#### Short task:
Would you retype, exactly and without the pictures, the lines between the line holding "Generate a web" and the line holding "const incompleteYears = ['2016'];", inclusive, and nothing else?

#### Data shown:

□ □ □ □ □

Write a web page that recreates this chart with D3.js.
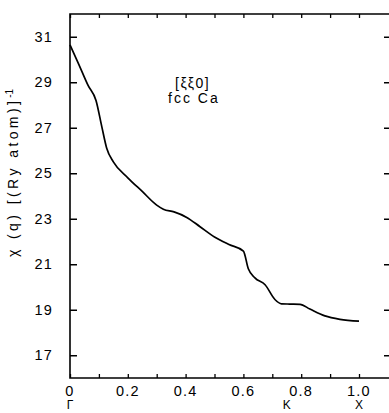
<!DOCTYPE html>
<html>
<head>
<meta charset="utf-8">
<script src="https://cdn.jsdelivr.net/npm/d3@7"></script>
<style>
  html, body { margin: 0; padding: 0; background: #fff; }
  svg { display: block; }
</style>
</head>
<body>
<div id="chart"></div>
<script>
// --- DATA ---
const qValues = [0, 0.03, 0.063, 0.09, 0.11, 0.127, 0.15, 0.2, 0.25, 0.3, 0.323, 0.36, 0.404, 0.45, 0.5,
  0.55, 0.6, 0.617, 0.64, 0.675, 0.709, 0.732, 0.76, 0.796, 0.83, 0.882, 0.934, 1.0];
const chiValues = [30.64, 29.8, 28.85, 28.2, 27.05, 26.1, 25.5, 24.8, 24.2, 23.6, 23.42, 23.3, 23.06, 22.65, 22.2,
  21.87, 21.58, 20.8, 20.4, 20.1, 19.45, 19.26, 19.25, 19.24, 19.03, 18.73, 18.58, 18.5];
const yTickValues = [17, 19, 21, 23, 25, 27, 29, 31];
const xLabelValues = [0, 0.2, 0.4, 0.6, 0.8, 1.0];
const xMinorTicks = [0, 0.1, 0.2, 0.3, 0.4, 0.5, 0.6, 0.7, 0.8, 0.9, 1.0];
const symmetryPoints = [{ q: 0, label: "Γ" }, { q: 0.75, label: "K" }, { q: 1.0, label: "X" }];

// --- LAYOUT ---
const WIDTH = 389;
const HEIGHT = 413;
const LEFT = 70, RIGHT = 389, TOP = 14, BOTTOM = 378;
const FONT = "'Liberation Sans', Arial, sans-serif";

const x = d3.scaleLinear().domain([0, 1.1]).range([LEFT, LEFT + 1.1 * 289]);
const y = d3.scaleLinear().domain([16, 32]).range([BOTTOM, TOP]);

const svg = d3.select("#chart").append("svg")
  .attr("width", WIDTH).attr("height", HEIGHT)
  .style("font-family", FONT);

// frame lines (left, top, bottom)
svg.append("path")
  .attr("d", `M${RIGHT + 2},${TOP}H${LEFT}V${BOTTOM}H${RIGHT + 2}`)
  .attr("fill", "none").attr("stroke", "#000").attr("stroke-width", 1.6);

// left axis ticks (inward)
const leftAxis = d3.axisRight(y).tickValues(yTickValues).tickSize(7).tickFormat("");
svg.append("g").attr("transform", `translate(${LEFT},0)`).call(leftAxis)
  .call(g => g.select(".domain").remove())
  .selectAll("line").attr("stroke-width", 1.5);

// left tick labels
svg.append("g").selectAll("text").data(yTickValues).join("text")
  .attr("x", 53).attr("y", d => y(d) + 5)
  .attr("text-anchor", "end")
  .style("font-size", "14.5px").style("letter-spacing", "1.2px")
  .text(d => d);

// right axis ticks (inward, axis line falls off the edge)
const rightAxis = d3.axisLeft(y).tickValues(yTickValues).tickSize(5).tickFormat("");
svg.append("g").attr("transform", `translate(${RIGHT},0)`).call(rightAxis)
  .call(g => g.select(".domain").remove())
  .selectAll("line").attr("stroke-width", 1.5);

// top ticks (inward)
const topAxis = d3.axisBottom(x).tickValues(xMinorTicks).tickSize(4).tickFormat("");
svg.append("g").attr("transform", `translate(0,${TOP})`).call(topAxis)
  .call(g => g.select(".domain").remove())
  .selectAll("line").attr("stroke-width", 1.3);

// bottom ticks (inward)
const bottomAxis = d3.axisTop(x).tickValues(xMinorTicks).tickSize(4).tickFormat("");
svg.append("g").attr("transform", `translate(0,${BOTTOM})`).call(bottomAxis)
  .call(g => g.select(".domain").remove())
  .selectAll("line").attr("stroke-width", 1.3);

// bottom tick labels
svg.append("g").selectAll("text").data(xLabelValues).join("text")
  .attr("x", d => x(d)).attr("y", 396)
  .attr("text-anchor", "middle")
  .style("font-size", "14.5px").style("letter-spacing", "1.2px")
  .text(d => d === 0 ? "0" : d.toFixed(1));

// symmetry point labels
svg.append("g").selectAll("text").data(symmetryPoints).join("text")
  .attr("x", d => x(d.q)).attr("y", 409)
  .attr("text-anchor", "middle")
  .style("font-size", "12px")
  .text(d => d.label);

// y axis title
const yTitle = svg.append("text")
  .attr("transform", `translate(18,257) rotate(-90)`)
  .attr("text-anchor", "start")
  .style("font-size", "14px").style("letter-spacing", "3.4px");
yTitle.append("tspan").text("χ (q) [(Ry atom)]");
yTitle.append("tspan").attr("dy", -5).style("font-size", "10px").style("letter-spacing", "0px").text("-1");

// annotation
svg.append("text").attr("x", 175).attr("y", 88)
  .style("font-size", "14px").style("letter-spacing", "1.5px").text("[ξξ0]");
svg.append("text").attr("x", 168).attr("y", 103)
  .style("font-size", "14px").style("letter-spacing", "2px").text("fcc  Ca");

// curve
const points = qValues.map((q, i) => [q, chiValues[i]]);
const line = d3.line()
  .x(d => x(d[0]))
  .y(d => y(d[1]))
  .curve(d3.curveMonotoneX);

svg.append("path")
  .datum(points)
  .attr("d", line)
  .attr("fill", "none")
  .attr("stroke", "#000")
  .attr("stroke-width", 1.7);
</script>
</body>
</html>
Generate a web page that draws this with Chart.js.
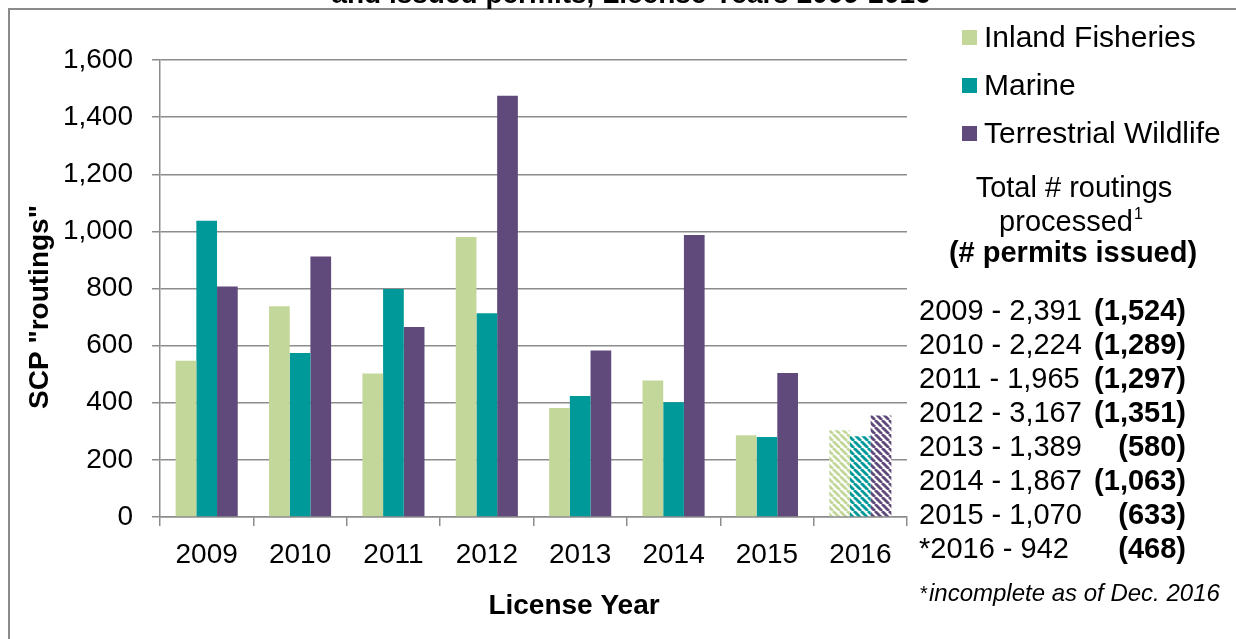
<!DOCTYPE html>
<html>
<head>
<meta charset="utf-8">
<script src="https://cdn.jsdelivr.net/npm/chart.js@4.4.1/dist/chart.umd.min.js"></script>
<style>
  html, body { margin: 0; padding: 0; background: #fff; }
  #wrap { width: 1236px; height: 639px; }
</style>
</head>
<body>
<div id="wrap"><canvas id="chart" width="1236" height="639"></canvas></div>
<script>
// data
const years = ['2009', '2010', '2011', '2012', '2013', '2014', '2015', '2016'];
const inlandFisheries = [547, 738, 502, 980, 382, 478, 286, 304];
const marine = [1037, 574, 798, 713, 424, 402, 280, 283];
const terrestrialWildlife = [807, 912, 665, 1475, 583, 987, 504, 355];
const incompleteYears = ['2016'];

const totalRoutings = [2391, 2224, 1965, 3167, 1389, 1867, 1070, 942];
const permitsIssued = [1524, 1289, 1297, 1351, 580, 1063, 633, 468];

const yTicks = { min: 0, max: 1600, step: 200 };

const FONT = '"Liberation Sans", Arial, Helvetica, sans-serif';
const GRID = '#8c8c8c';
const COLORS = ['#c4d79b', '#009999', '#604a7b'];

const canvas = document.getElementById('chart');
const ctx = canvas.getContext('2d');

// hatched fill for the incomplete year
function stripes(color) {
  const n = 7;
  const c = document.createElement('canvas');
  c.width = n; c.height = n;
  const g = c.getContext('2d');
  g.fillStyle = '#fff';
  g.fillRect(0, 0, n, n);
  g.strokeStyle = color;
  g.lineWidth = 2.8;
  for (const o of [-n, 0, n]) {
    g.beginPath();
    g.moveTo(o, 0);
    g.lineTo(o + n, n);
    g.stroke();
  }
  return ctx.createPattern(c, 'repeat');
}

function fills(color) {
  const pat = stripes(color);
  return years.map(y => incompleteYears.includes(y) ? pat : color);
}

const fmt = n => n.toLocaleString('en-US');

const framePlugin = {
  id: 'frame',
  beforeDraw(chart) {
    const c = chart.ctx;
    c.save();
    c.fillStyle = '#fff';
    c.fillRect(0, 0, chart.width, chart.height);
    c.strokeStyle = '#8a8a8a';
    c.lineWidth = 2;
    c.beginPath();
    c.moveTo(9, chart.height);
    c.lineTo(9, 9);
    c.lineTo(chart.width, 9);
    c.stroke();
    c.restore();
  }
};

const textPlugin = {
  id: 'sideText',
  afterDraw(chart) {
    const c = chart.ctx;
    c.save();
    c.fillStyle = '#000';

    // clipped title at the very top
    c.font = 'bold 28px ' + FONT;
    c.textAlign = 'center';
    c.textBaseline = 'alphabetic';
    c.fillText('and issued permits, License Years 2009-2016', 631, 3);

    // axis titles
    c.font = 'bold 28px ' + FONT;
    c.textBaseline = 'middle';
    c.fillText('License Year', 574, 606);
    c.save();
    c.translate(40, 307);
    c.rotate(-Math.PI / 2);
    c.fillText('SCP "routings"', 0, 0);
    c.restore();

    // legend
    const rowsY = [38, 86, 134];
    c.textAlign = 'left';
    c.font = '30px ' + FONT;
    chart.data.datasets.forEach((ds, i) => {
      c.fillStyle = COLORS[i];
      c.fillRect(962, rowsY[i] - 8, 15, 15);
      c.fillStyle = '#000';
      c.fillText(ds.label, 984, rowsY[i] + 1);
    });

    // totals block
    c.textAlign = 'center';
    c.textBaseline = 'alphabetic';
    c.font = '29px ' + FONT;
    c.fillText('Total # routings', 1074, 197);
    const pw = c.measureText('processed').width;
    c.fillText('processed', 1066, 231);
    c.font = '16px ' + FONT;
    c.textAlign = 'left';
    c.fillText('1', 1066 + pw / 2 + 1, 219);
    c.textAlign = 'center';
    c.font = 'bold 29px ' + FONT;
    c.fillText('(# permits issued)', 1073, 262);

    const lineY = [320, 354, 388, 422, 456, 490, 524, 558];
    years.forEach((y, i) => {
      const star = incompleteYears.includes(y) ? '*' : '';
      c.textAlign = 'left';
      c.font = '29px ' + FONT;
      c.fillText(star + y + ' - ' + fmt(totalRoutings[i]), 919, lineY[i]);
      c.textAlign = 'right';
      c.font = 'bold 29px ' + FONT;
      c.fillText('(' + fmt(permitsIssued[i]) + ')', 1186, lineY[i]);
    });

    c.textAlign = 'left';
    c.font = '20px ' + FONT;
    c.fillText('*', 920, 600);
    c.font = 'italic 24px ' + FONT;
    c.fillText('incomplete as of Dec. 2016', 929, 601);
    c.restore();
  }
};

new Chart(canvas, {
  type: 'bar',
  data: {
    labels: years,
    datasets: [
      { label: 'Inland Fisheries', data: inlandFisheries, backgroundColor: fills(COLORS[0]) },
      { label: 'Marine', data: marine, backgroundColor: fills(COLORS[1]) },
      { label: 'Terrestrial Wildlife', data: terrestrialWildlife, backgroundColor: fills(COLORS[2]) }
    ]
  },
  options: {
    responsive: false,
    animation: false,
    layout: { padding: { top: 60, right: 329, bottom: 0, left: 0 } },
    datasets: { bar: { categoryPercentage: 0.665, barPercentage: 1, borderWidth: 0 } },
    plugins: {
      legend: { display: false },
      tooltip: { enabled: false }
    },
    scales: {
      x: {
        offset: true,
        ticks: { padding: 12, color: '#000', font: { family: FONT, size: 28 } },
        grid: { offset: true, drawOnChartArea: false, color: GRID, lineWidth: 1.5, tickLength: 9 },
        border: { color: GRID, width: 1.5 },
        afterFit: s => { s.height = 122; }
      },
      y: {
        min: yTicks.min,
        max: yTicks.max,
        ticks: { stepSize: yTicks.step, padding: 19, color: '#000', font: { family: FONT, size: 28 } },
        grid: { color: GRID, lineWidth: 1.5, tickLength: 8 },
        border: { color: GRID, width: 1.5 },
        afterFit: s => { s.width = 160; }
      }
    }
  },
  plugins: [framePlugin, textPlugin]
});
</script>
</body>
</html>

□ □ □ □ □

#### Written solution:
Generate a web page that draws this with Chart.js.
<!DOCTYPE html>
<html>
<head>
<meta charset="utf-8">
<script src="https://cdn.jsdelivr.net/npm/chart.js@4.4.1/dist/chart.umd.min.js"></script>
<style>
  html, body { margin: 0; padding: 0; background: #fff; }
  #wrap { width: 1236px; height: 639px; }
</style>
</head>
<body>
<div id="wrap"><canvas id="chart" width="1236" height="639"></canvas></div>
<script>
// data
const years = ['2009', '2010', '2011', '2012', '2013', '2014', '2015', '2016'];
const inlandFisheries = [547, 738, 502, 980, 382, 478, 286, 304];
const marine = [1037, 574, 798, 713, 424, 402, 280, 283];
const terrestrialWildlife = [807, 912, 665, 1475, 583, 987, 504, 355];
const incompleteYears = ['2016'];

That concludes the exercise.